Set in Boston in the late 70s, a group of finely-dressed individuals – including a couple of Irish IRA dealmakers (Cillian Murphy and Michael Smiley), an enigmatic female facilitator (Brie Larson), two stoner henchmen (Sam Riley and Enzo Cilenti), and a suave middleman (Armie Hammer) – meet at an abandoned warehouse one quiet night. They are there to purchase several crates of guns from shady South African arms dealer Vern (Sharlto Copley), and despite a few scenes of escalating tension, things seem to go smoothly – until one of Vern’s associates (Jack Reynor) recognises one of the stoners as doing something repulsive to his cousin the night before. From there on, it’s pure chaos in the most delightful trigger-happy way imaginable.

It’s no coincidence that none other than Martin Scorsese is listed as an executive producer on this, because Free Fire feels like exactly the kind of film the legendary auteur would have made right after his 1973 film Mean Streets, if he hadn’t decided to give Robert De Niro a Mohawk instead. Wheatley manages to both replicate the feel and tone of an early Scorsese movie whilst retaining his own high-octane style, although fans of his earlier and more trippy works like High-Rise or A Field in England might be disappointed by the lack of visual oddness here. Instead, the weird factor is purely in the writing, more specifically how a simple situation quickly escalates into something far more dangerous and deadly, and how everyone’s lives are put at risk because of a couple of bruised egos and a case of being in the wrong place at the wrong time. The dialogue is drenched in irony, wit and casual moments of idiocy, like a screwball comedy that’s packing heat, and it helps make the characters not necessarily sympathetic, but more fun to watch either get their comeuppance or ensure someone else gets their comeuppance. The beauty is that you’re not really asked to choose a side here; you’re just there for the spectacle of a group of people firing at each other for 90 straight minutes, and how it can get more insane from there.
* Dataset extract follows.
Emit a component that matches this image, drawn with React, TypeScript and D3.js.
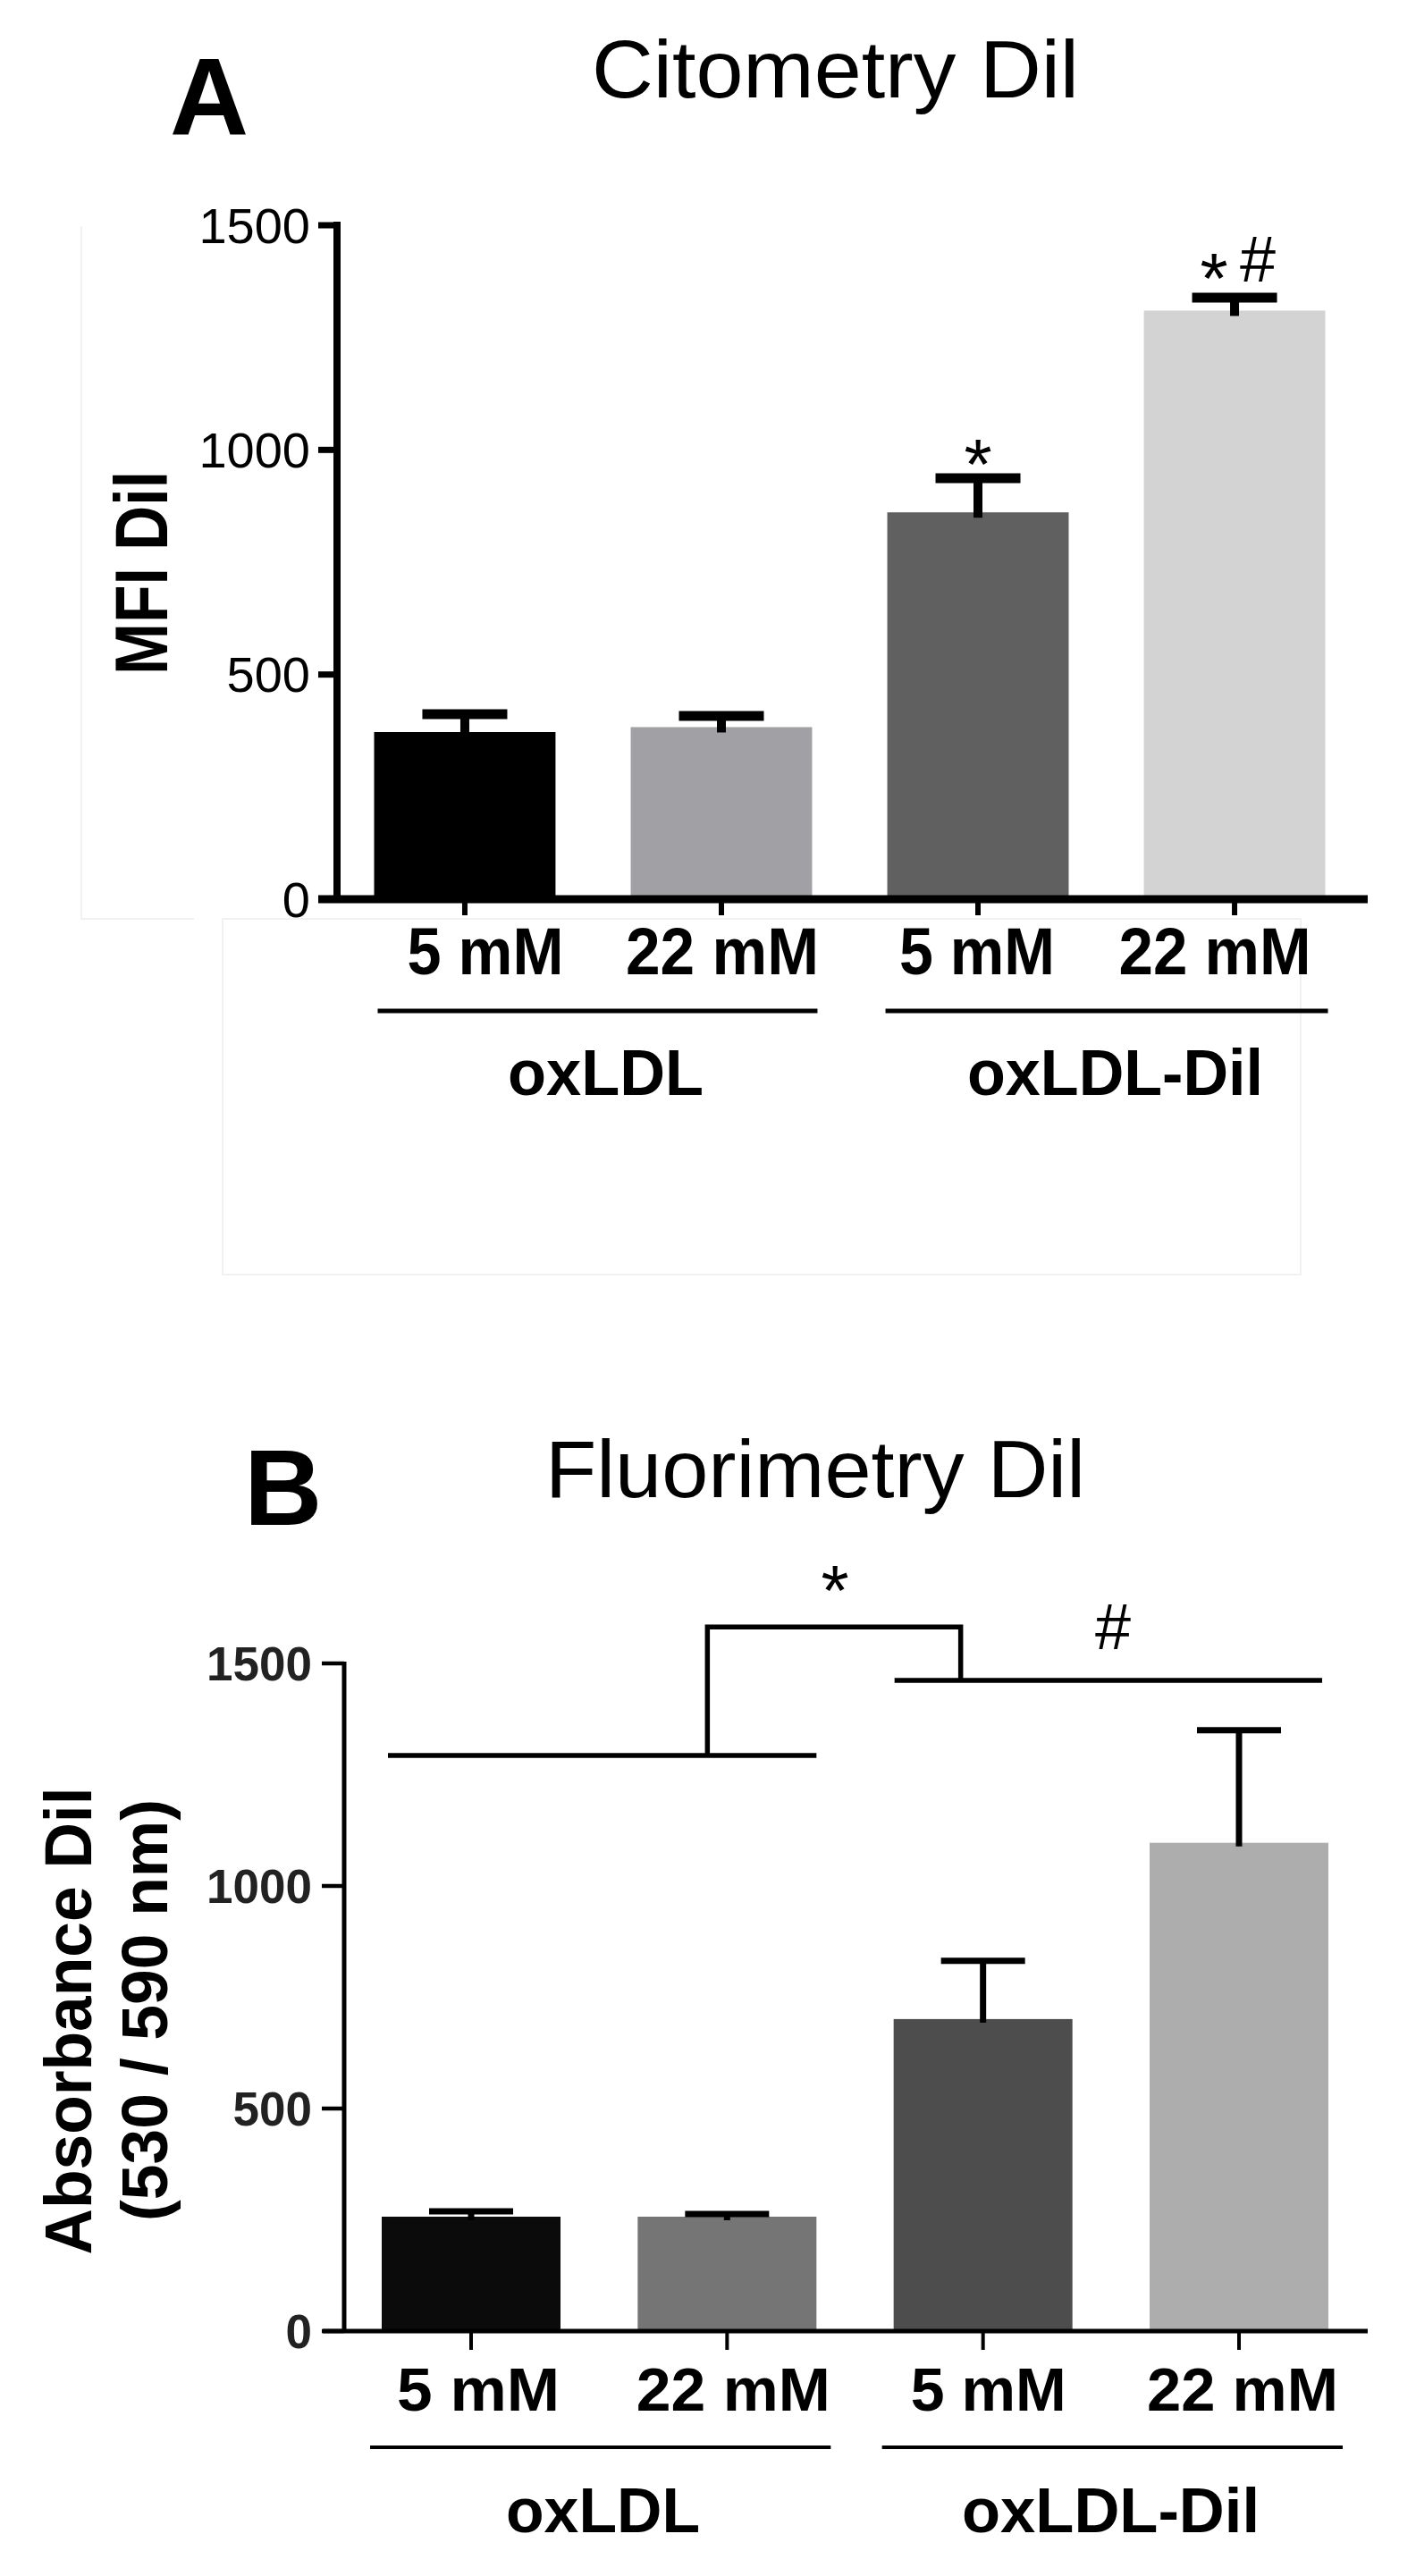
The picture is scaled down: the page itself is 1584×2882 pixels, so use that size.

The cast, probably Wheatley’s most diverse ensemble yet from a number of known Hollywood actors like Larson, Copley and Hammer, to some smaller names more familiar to British audiences like Smiley, Riley and Noah Taylor (who plays another of Vern’s associates), clearly seem to be having a ball here. Copley’s slimy arms dealer with a tacky suit to match is the comedic highlight, earning some of the biggest laughs from his sheer narcissism alone, while I am hard-pressed to think of another time that Hammer has ever been so charismatic in the kind of character role he excels at. They are definitely the standouts, but everyone else manages to deliver the right amount of tension and black-hearted lunacy as well in this increasingly deranged film.

Wheatley’s use of the minimalist location – shot in a warehouse just outside of Brighton, doubling for one in 1970s Boston – also helps to keep everything in check, never cheating by cutting away to somewhere completely different, and surprisingly incorporating a couple of unexpected items into a setting where they wouldn’t otherwise function (a van makes a very memorable, and gory, impression).

How Wheatley managed to keep it all in balance, and in the one location throughout the entire movie, is quite extraordinary, and though Free Fire is probably the director’s most grounded film yet in his filmography (to a point, anyway), it’s definitely his most enjoyable to date.


Free Fire is a hugely enjoyable high-octane homage to violent shoot-outs in movies, with director Ben Wheatley keeping the momentum going throughout with scattershot comedy and highly entertaining moments of sheer lunacy and insanity, making for one hell of a fun spectacle to witness.